↓

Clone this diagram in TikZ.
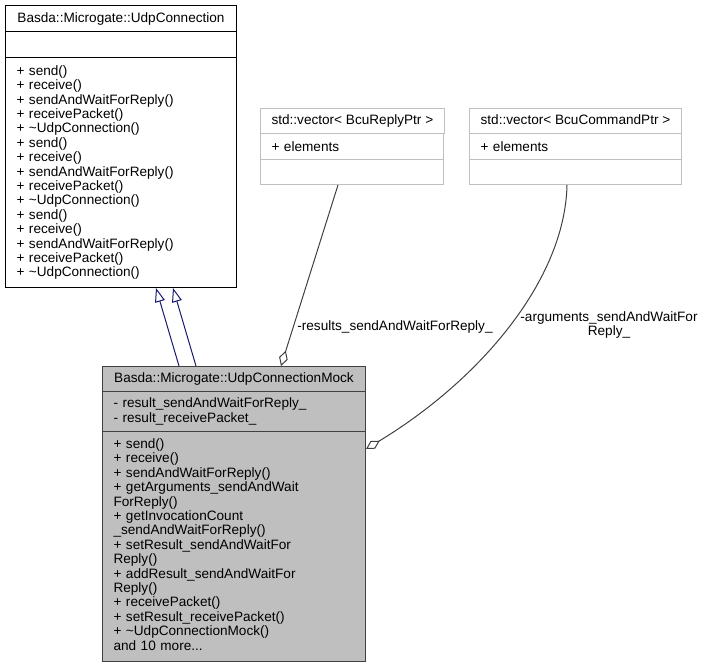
\documentclass[tikz,border=0pt]{standalone}
\usepackage{fontspec}
\setmainfont{Liberation Sans}
\usetikzlibrary{arrows.meta}
\definecolor{edgegray}{HTML}{404040}
\definecolor{mockgray}{HTML}{BFBFBF}
\definecolor{inhblue}{HTML}{191970}
\begin{document}
\begin{tikzpicture}[x=1pt,y=-1pt,font=\fontsize{13.6}{14.4}\selectfont,
  classtitle/.style={draw,line width=1pt,anchor=north west,inner xsep=11pt,inner ysep=0pt,text height=9.5pt,text depth=1.5pt},
  classbody/.style={draw,line width=1pt,anchor=north west,inner xsep=11pt,inner ysep=0pt,align=left},
  basebox/.style={draw=black,fill=white},
  mockbox/.style={draw=edgegray,fill=mockgray},
  vecbox/.style={draw=mockgray,fill=white},
  inherit/.style={draw=inhblue,line width=1pt,-{Triangle[open,length=14pt,width=10pt]}},
  agg/.style={draw=edgegray,line width=1pt,{Diamond[open,length=16pt,width=9pt]}-}]
\useasboundingbox (0,0) rectangle (702,668);

\node[classtitle,basebox,minimum width=231pt,minimum height=26pt] (baseT) at (5,5) {Basda::Microgate::UdpConnection};
\node[classbody,basebox,minimum width=231pt,minimum height=26pt,text width=209pt] (baseA) at (5,31) {};
\node[classbody,basebox,minimum width=231pt,minimum height=230pt,text width=209pt] (baseM) at (5,57) {+ send()\\+ receive()\\+ sendAndWaitForReply()\\+ receivePacket()\\+ \textasciitilde UdpConnection()\\+ send()\\+ receive()\\+ sendAndWaitForReply()\\+ receivePacket()\\+ \textasciitilde UdpConnection()\\+ send()\\+ receive()\\+ sendAndWaitForReply()\\+ receivePacket()\\+ \textasciitilde UdpConnection()};

\node[classtitle,mockbox,minimum width=263pt,minimum height=25pt] (mockT) at (102,366) {Basda::Microgate::UdpConnectionMock};
\node[classbody,mockbox,minimum width=263pt,minimum height=40pt,text width=241pt] (mockA) at (102,391) {- result\_sendAndWaitForReply\_\\- result\_receivePacket\_};
\node[classbody,mockbox,minimum width=263pt,minimum height=230pt,text width=241pt] (mockM) at (102,431) {+ send()\\+ receive()\\+ sendAndWaitForReply()\\+ getArguments\_sendAndWait\\ForReply()\\+ getInvocationCount\\\_sendAndWaitForReply()\\+ setResult\_sendAndWaitFor\\Reply()\\+ addResult\_sendAndWaitFor\\Reply()\\+ receivePacket()\\+ setResult\_receivePacket()\\+ \textasciitilde UdpConnectionMock()\\and 10 more...\strut};

\node[classtitle,vecbox,minimum width=183pt,minimum height=25pt] (replyT) at (260,108) {std::vector< BcuReplyPtr >};
\node[classbody,vecbox,minimum width=183pt,minimum height=26pt,text width=161pt] (replyA) at (260,133) {+ elements};
\node[classbody,vecbox,minimum width=183pt,minimum height=25pt,text width=161pt] (replyM) at (260,159) {};

\node[classtitle,vecbox,minimum width=212pt,minimum height=25pt] (cmdT) at (469,108) {std::vector< BcuCommandPtr >};
\node[classbody,vecbox,minimum width=212pt,minimum height=26pt,text width=190pt] (cmdA) at (469,133) {+ elements};
\node[classbody,vecbox,minimum width=212pt,minimum height=25pt,text width=190pt] (cmdM) at (469,159) {};

\draw[inherit] ([xshift=77pt]mockT.north west) -- ([xshift=151pt]baseM.south west);
\draw[inherit] ([xshift=94pt]mockT.north west) -- ([xshift=168pt]baseM.south west);

\draw[agg] ([xshift=179pt]mockT.north west) -- ([xshift=78pt]replyM.south west);
\draw[agg] ([yshift=-18pt]mockM.north east) .. controls (480,380) and (565,280) .. ([xshift=98pt]cmdM.south west);

\node (resultsLbl) at (395,327) {-results\_sendAndWaitForReply\_};
\node[align=center] (argsLbl) at (609,325) {-arguments\_sendAndWaitFor\\Reply\_};
\end{tikzpicture}
\end{document}
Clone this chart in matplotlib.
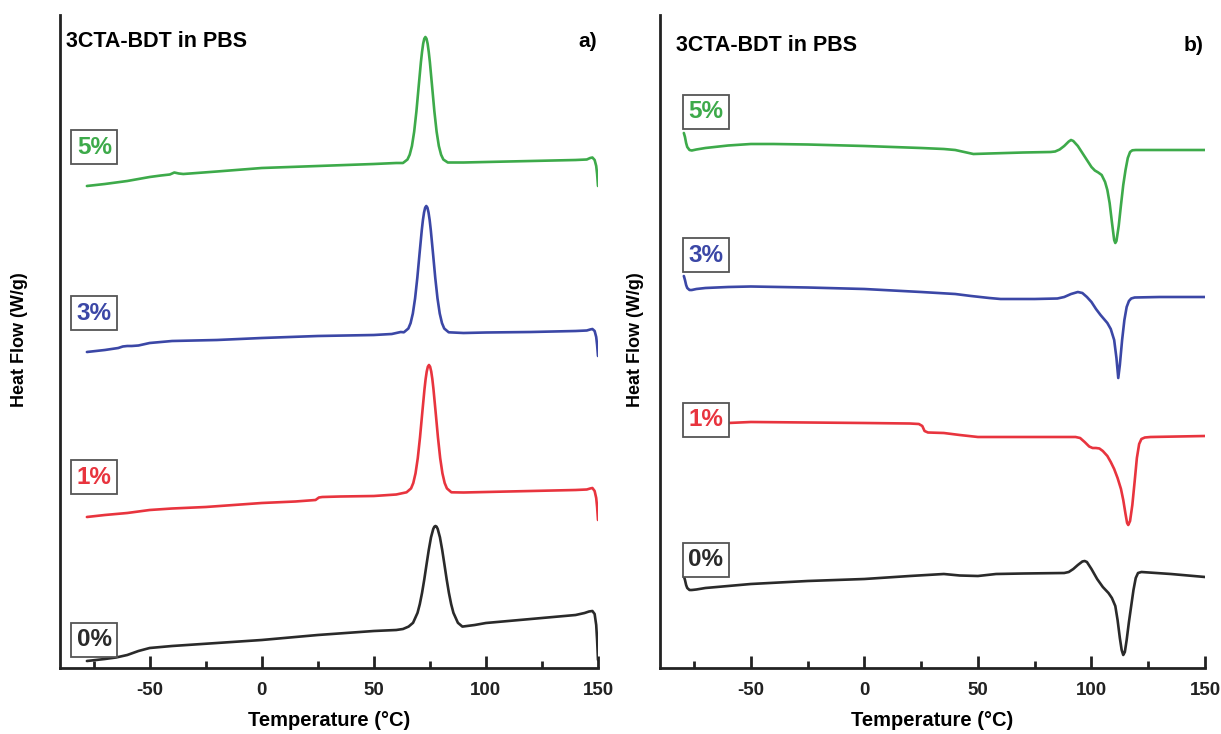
import matplotlib
matplotlib.use("Agg")
import matplotlib.pyplot as plt
from matplotlib.ticker import MultipleLocator

plt.rcParams['font.family'] = ['Liberation Sans', 'DejaVu Sans']
plt.rcParams['axes.unicode_minus'] = False

# ---------------- data (heat flow in arbitrary offset units; axis is inverted) ----------------
# Panel a) : exothermic crystallisation peaks
a_5_T = [-78, -70, -60, -55, -50, -45, -41, -39, -37, -35, -20, 0, 25, 50, 60, 63,
         65, 66, 67, 68, 69, 70, 71, 71.5, 72, 72.5, 73, 73.5, 74, 74.5, 75, 76, 77, 78, 79, 80, 81, 83,
         90, 100, 120, 140, 145, 146.5, 147.5, 148.5, 149.2, 149.6, 150]
a_5_y = [186, 184, 181, 179, 177, 175.5, 174.5, 172.5, 173.5, 174, 171.5, 168, 166, 164, 163, 163,
         159.5, 154.7, 146, 131.6, 111.2, 86.5, 62.1, 52, 43.8, 38.7, 37, 38.7, 43.8, 52, 62.1, 86.5,
         111.2, 131.6, 146, 154.7, 159.5, 162.5,
         162.5, 162, 161, 160, 159.5, 158, 157.5, 160, 166, 174, 186]

a_3_T = [-78, -70, -64, -62, -60, -58, -55, -50, -45, -40, -20, 0, 25, 50, 58, 61, 62,
         63.4, 65.4, 66.4, 67.4, 68.4, 69.4, 70.4, 71.4, 71.9, 72.4, 72.9, 73.4, 73.9, 74.4, 74.9,
         75.4, 76.4, 77.4, 78.4, 79.4, 80.4, 81.4, 83.4,
         90, 100, 120, 140, 145, 146.5, 147.5, 148.5, 149.2, 149.6, 150]
a_3_y = [352, 350, 348, 346.5, 346, 346, 345.5, 343, 342, 341, 340, 338, 336, 335, 334, 332.5, 332,
         332.3, 328.5, 323.1, 313.5, 298.4, 277.8, 253.5, 229.9, 220, 212.5, 207.6, 206, 207.6,
         212.5, 220, 229.9, 253.5, 277.8, 298.4, 313.5, 323.1, 328.5, 332.3,
         333, 332.5, 332, 331, 330.5, 329.5, 329, 331, 337, 345, 356]

a_1_T = [-78, -70, -60, -50, -40, -25, 0, 15, 24, 25.5, 27, 35, 50, 60,
         64.6, 66.6, 67.6, 68.6, 69.6, 70.6, 71.6, 72.6, 73.1, 73.6, 74.1, 74.6, 75.1, 75.6, 76.1,
         76.6, 77.6, 78.6, 79.6, 80.6, 81.6, 82.6, 84.6,
         90, 100, 120, 140, 145, 146.5, 147.5, 148.5, 149.2, 149.6, 150]
a_1_y = [517, 515, 513, 510, 508.5, 507, 503, 501.5, 500, 497.5, 497, 496.5, 496, 494.5,
         492.3, 488.4, 483, 473.3, 458.2, 437.3, 412.9, 389.1, 379.1, 371.5, 366.7, 365, 366.7,
         371.5, 379.1, 389.1, 412.9, 437.3, 458.2, 473.3, 483, 488.4, 492.3,
         492.5, 492, 491, 490, 489.5, 488.5, 488, 491, 498, 507, 520]

a_0_T = [-78, -70, -65, -60, -55, -50, -45, -40, -20, 0, 25, 50, 60, 63,
         65.5, 67.5, 69.5, 70.5, 71.5, 72.5, 73.5, 74.5, 75.5, 76.5, 77, 77.5, 78, 78.5, 79.5,
         80.5, 81.5, 82.5, 83.5, 84.5, 85.5, 87.5, 89.5,
         95, 100, 110, 120, 130, 140, 144, 146, 147.5, 148.5, 149.2, 149.6, 150]
a_0_y = [661, 659, 657.5, 655, 651, 648, 647, 646, 643, 640, 635, 631, 630, 629,
         626.6, 622.8, 612.8, 604.2, 593, 579.5, 564.6, 550, 537.4, 529, 526.7, 526, 526.7, 529,
         537.4, 550, 564.6, 579.5, 593, 604.2, 612.8, 622.8, 626.6,
         625, 623, 621, 619, 617, 615, 613, 611.5, 611, 614, 625, 640, 660]

# Panel b) : endothermic melting
b_5_T = [-79.5, -79, -78.5, -78, -77, -76, -74, -70, -60, -50, -40, -25, 0, 25, 35, 40, 45, 48,
         55, 70, 82, 84, 86, 88, 90, 91, 92, 94, 96, 98, 100, 101.5, 103, 104.5, 106, 107, 108, 109,
         110, 110.5, 111, 112, 113, 114, 115, 116, 117, 118, 119.5, 130, 150]
b_5_y = [133, 137, 143, 147, 150, 150.5, 149.5, 148, 145.5, 144, 144, 144.5, 146, 148, 149, 150,
         152.5, 154, 153.5, 152.5, 152, 151.5, 149.5, 146, 141.5, 140, 141, 146, 153, 160, 167, 170.5,
         172.5, 175, 182, 190, 203, 222, 240, 243, 241, 226, 205, 185, 170, 158, 152, 150.3, 150,
         150, 150]

b_3_T = [-79.5, -79, -78.5, -78, -77, -76, -74, -70, -60, -50, -25, 0, 25, 40, 47, 55, 60, 75,
         85, 88, 91, 94, 96, 98, 100, 102, 104, 105.5, 107, 108.5, 110, 111, 111.8, 112.5, 113.5,
         114.5, 115.5, 116.5, 117.5, 119, 130, 150]
b_3_y = [276, 280, 285, 288, 290, 290, 289, 288, 287, 286.5, 287.5, 289, 292, 294, 296, 298, 299,
         299, 298.5, 297, 294, 292, 293, 297, 302, 309, 315, 319, 323, 329, 340, 358, 378, 365, 340,
         320, 307, 301, 298.5, 297.5, 297, 297]

b_1_T = [-79.5, -79, -78.5, -78, -77, -76, -74, -70, -50, -25, 0, 20, 24, 25.5, 26.5, 28, 35,
         42, 50, 60, 80, 93, 95, 97, 99, 100.5, 102, 103.5, 105, 107, 108.5, 110, 111.5, 113, 114,
         115, 115.7, 116.2, 117, 118, 119, 120, 121, 122, 123.5, 126, 150]
b_1_y = [408, 413, 419, 423, 425, 425, 424.5, 424, 422, 422.5, 423, 423.5, 424, 426, 431, 432.5,
         433, 435, 437, 437, 437, 437, 438, 442, 446.5, 448, 448, 448.5, 451, 456, 462, 469, 478,
         489, 500, 514, 523, 525, 521, 505, 482, 458, 444, 439, 437.5, 437, 436]

b_0_T = [-79.5, -79, -78.5, -78, -77, -76, -74, -70, -60, -50, -25, 0, 20, 35, 42, 50, 58, 70,
         88, 90, 92, 94, 96, 97, 98, 100, 102.5, 105, 107.5, 109, 110.5, 111.5, 112.5, 113.3, 114,
         114.7, 115.5, 116.5, 117.5, 118.5, 119.5, 120.5, 122, 135, 150]
b_0_y = [576, 580, 585, 588, 590, 590, 589.5, 588, 586, 584, 581, 579, 576, 574, 575.5, 576, 574,
         573.5, 573, 572, 569, 565, 561.5, 561, 562, 569, 579, 587, 593, 598, 606, 620, 638, 650,
         655, 652, 640, 622, 606, 590, 578, 573, 572, 574, 577]

labels = ['5%', '3%', '1%', '0%']
colors = ['#3daa4a', '#3b47a6', '#e8343e', '#2a2a2a']
label_y_a = [147, 313, 477, 640]
label_y_b = [112, 255, 420, 560]

panel_a = [(a_5_T, a_5_y), (a_3_T, a_3_y), (a_1_T, a_1_y), (a_0_T, a_0_y)]
panel_b = [(b_5_T, b_5_y), (b_3_T, b_3_y), (b_1_T, b_1_y), (b_0_T, b_0_y)]

xticks = [-50, 0, 50, 100, 150]

# ---------------- figure ----------------
W, H = 1221, 734
fig = plt.figure(figsize=(W / 100, H / 100), dpi=100)

def ax_rect(x0, x1, y0, y1):
    return [x0 / W, 1 - y1 / H, (x1 - x0) / W, (y1 - y0) / H]

ax_a = fig.add_axes(ax_rect(60, 598, 15, 668))
ax_b = fig.add_axes(ax_rect(660, 1205, 15, 668))

specs = [(ax_a, panel_a, label_y_a, 'a)', 20, 0.011, 0.960, -82.5),
         (ax_b, panel_b, label_y_b, 'b)', 635, 0.029, 0.953, -77.5)]

for ax, data, lab_y, tag, ylab_x, tx, ty, lx in specs:
    for (T, y), c in zip(data, colors):
        ax.plot(T, y, color=c, lw=1.9, solid_capstyle='round', solid_joinstyle='round')
    ax.set_xlim(-90, 150)
    ax.set_ylim(668, 15)
    for s in ['top', 'right']:
        ax.spines[s].set_visible(False)
    for s in ['left', 'bottom']:
        ax.spines[s].set_linewidth(2.0)
        ax.spines[s].set_color('#222222')
    ax.set_yticks([])
    ax.set_xticks(xticks)
    ax.xaxis.set_minor_locator(MultipleLocator(25))
    ax.tick_params(axis='x', which='major', direction='in', length=9, width=2,
                   labelsize=13.5, pad=10, colors='#222222')
    ax.tick_params(axis='x', which='minor', direction='in', length=5, width=2,
                   colors='#222222')
    for t in ax.get_xticklabels():
        t.set_fontweight('bold')
    ax.set_xlabel('Temperature (°C)', fontsize=14.5, fontweight='bold', labelpad=9)
    ax.text(tx, ty, '3CTA-BDT in PBS', transform=ax.transAxes,
            fontsize=15.5, fontweight='bold', ha='left', va='center')
    ax.text(0.998, ty, tag, transform=ax.transAxes,
            fontsize=15, fontweight='bold', ha='right', va='center')
    for lab, c, ly in zip(labels, colors, lab_y):
        ax.text(lx, ly, lab, color=c, fontsize=17.5, fontweight='bold',
                ha='left', va='center',
                bbox=dict(boxstyle='square,pad=0.22', fc='white', ec='#555555', lw=1.3))
    fig.text(ylab_x / W, 1 - 340 / H, 'Heat Flow (W/g)', rotation=90,
             fontsize=13, fontweight='bold', ha='center', va='center')

fig.savefig('out.png', dpi=100)
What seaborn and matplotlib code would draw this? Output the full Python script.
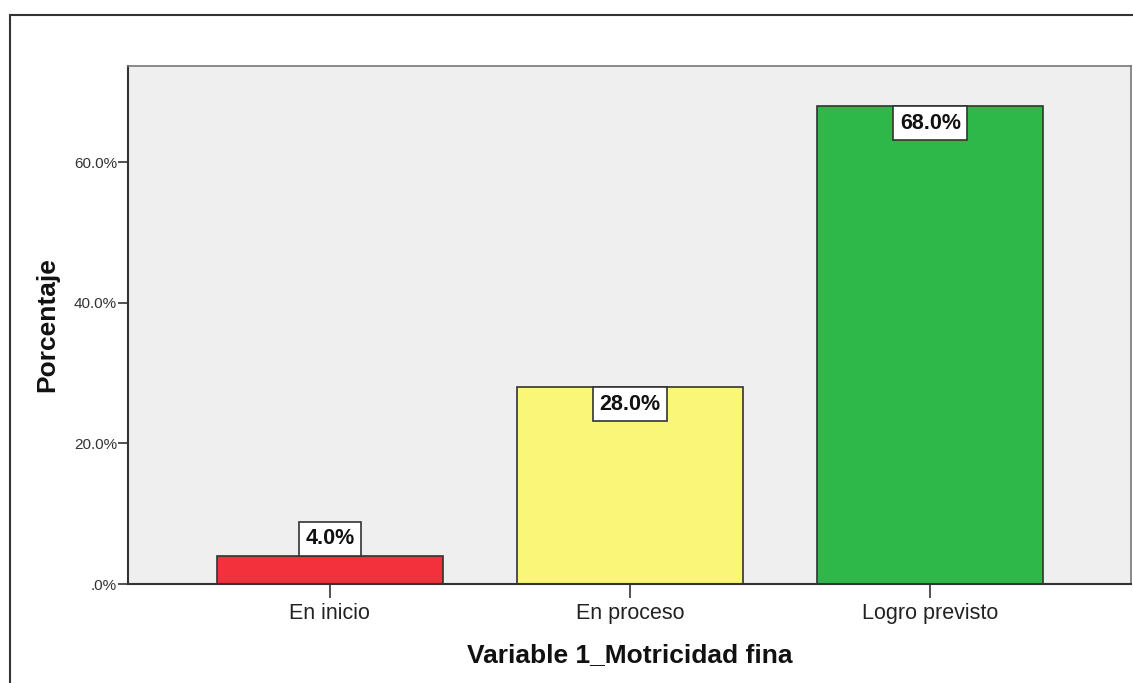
import numpy as np
import pandas as pd
import matplotlib
matplotlib.use('Agg')
import matplotlib.pyplot as plt
import seaborn as sns
from matplotlib.patches import Rectangle

# data
categorias = ['En inicio', 'En proceso', 'Logro previsto']
porcentajes = [4.0, 28.0, 68.0]
colores = ['#F2313C', '#FAF677', '#2EB84A']
yticks = [0, 20, 40, 60]
ytick_labels = ['.0%', '20.0%', '40.0%', '60.0%']

df = pd.DataFrame({'categoria': categorias, 'porcentaje': porcentajes})

sns.set_style('white')
plt.rcParams['font.family'] = ['Liberation Sans', 'DejaVu Sans']
plt.rcParams['text.color'] = '#111111'

fig = plt.figure(figsize=(11.33, 6.83), dpi=100)
ax = fig.add_axes([128/1133, 1-584/683, (1131-128)/1133, (584-66)/683])
ax.set_facecolor('#EFEFEF')

sns.barplot(data=df, x='categoria', y='porcentaje', hue='categoria',
            palette=colores, legend=False, width=0.752,
            edgecolor='#333333', linewidth=1.2, saturation=1, ax=ax)

ax.set_xlim(-0.672, 2.668)
ax.set_ylim(0, 73.7)
ax.set_yticks(yticks)
ax.set_yticklabels(ytick_labels, fontsize=11, color='#333333')
ax.tick_params(axis='y', direction='out', length=7, width=1.2, color='#333333', pad=1, left=True)
ax.tick_params(axis='x', direction='out', length=10, width=1.2, color='#333333', pad=4,
               labelsize=15.5, labelcolor='#222222', bottom=True)

for s in ['left', 'bottom']:
    ax.spines[s].set_color('#333333')
    ax.spines[s].set_linewidth(1.5)
for s in ['top', 'right']:
    ax.spines[s].set_color('#777777')
    ax.spines[s].set_linewidth(1.2)

ax.set_xlabel('Variable 1_Motricidad fina', fontsize=19, fontweight='bold', color='#111111')
ax.xaxis.set_label_coords(0.5, -(655-584)/518)
ax.xaxis.label.set_va('center')
ax.set_ylabel('Porcentaje', fontsize=19, fontweight='bold', color='#111111')
ax.yaxis.set_label_coords((47-128)/1003, 0.5)
ax.yaxis.label.set_va('center')

# value labels in white boxes
pad = 0.3
fs = 15.5
for i, v in enumerate(porcentajes):
    txt = f'{v:.1f}%'
    if v > 10:
        ax.annotate(txt, (i, v), xytext=(0, -pad*fs), textcoords='offset points',
                    ha='center', va='top', fontsize=fs, fontweight='bold',
                    bbox=dict(boxstyle=f'square,pad={pad}', fc='white', ec='#333333', lw=1.2))
    else:
        ax.annotate(txt, (i, v), xytext=(0, pad*fs), textcoords='offset points',
                    ha='center', va='bottom', fontsize=fs, fontweight='bold',
                    bbox=dict(boxstyle=f'square,pad={pad}', fc='white', ec='#333333', lw=1.2))

# outer frame (left and top edges visible)
fig.patches.append(Rectangle((10/1133, -0.1), 1.2, 1.1 - 15/683, transform=fig.transFigure,
                             fill=False, ec='#333333', lw=1.5, zorder=0))

fig.savefig('out.png', dpi=100)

↑

- _Aim_
In the entries above, find the line that contains "What seaborn and" and the line that contains "from matplotlib.patches import Rectangle". Reproduce exactly those two lines and every line between them, but not the pictures.

- _Reply_
What seaborn and matplotlib code would draw this? Output the full Python script.
import numpy as np
import pandas as pd
import matplotlib
matplotlib.use('Agg')
import matplotlib.pyplot as plt
import seaborn as sns
from matplotlib.patches import Rectangle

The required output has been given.